`Just One More Sensor is Enough' -- Iterative Water Leak Localization with Physical Simulation and a Small Number of Pressure Sensors
This addresses the challenge of leak detection for less equipped water networks by reducing the required number of sensors, though it is incremental as it builds on existing sensitivity matrix methods.
The paper tackles the problem of water leak localization in complex water delivery grids by proposing an iterative algorithm that uses physical simulation and a small number of pressure sensors, with the ability to relocate one sensor, achieving very good approximation of leak positions in both simulated and real-life cases.

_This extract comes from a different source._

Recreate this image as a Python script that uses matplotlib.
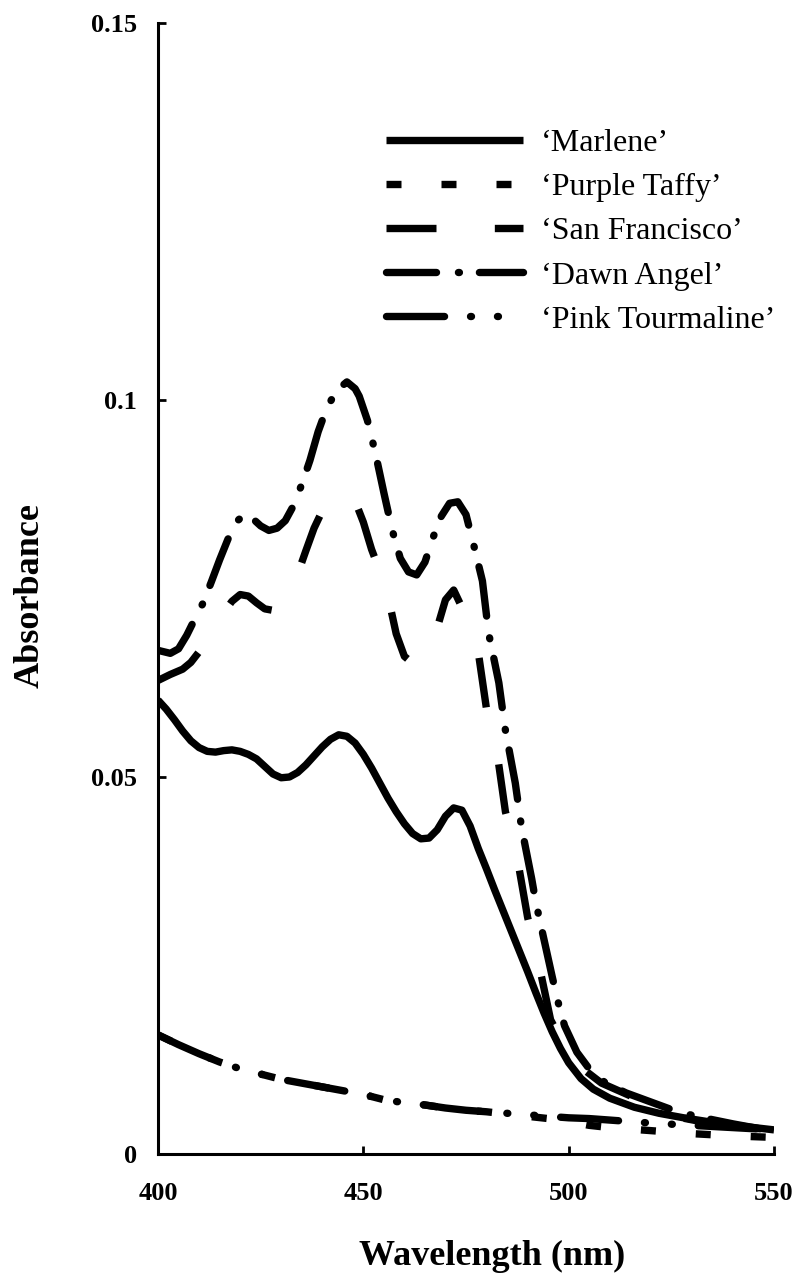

In this article, we propose an approach to leak localisation in a complex water delivery grid with the use of data from physical simulation (e.g. EPANET software). This task is usually achieved by a network of multiple water pressure sensors and analysis of the so-called sensitivity matrix of pressure differences between the network's simulated data and actual data of the network affected by the leak. However, most algorithms using this approach require a significant number of pressure sensors -- a condition that is not easy to fulfil in the case of many less equipped networks. Therefore, we answer the question of whether leak localisation is possible by utilising very few sensors but having the ability to relocate one of them. Our algorithm is based on physical simulations (EPANET software) and an iterative scheme for mobile sensor relocation. The experiments show that the proposed system can equalise the low number of sensors with adjustments made for their positioning, giving a very good approximation of leak's position both in simulated cases and real-life example taken from BattLeDIM competition L-Town data.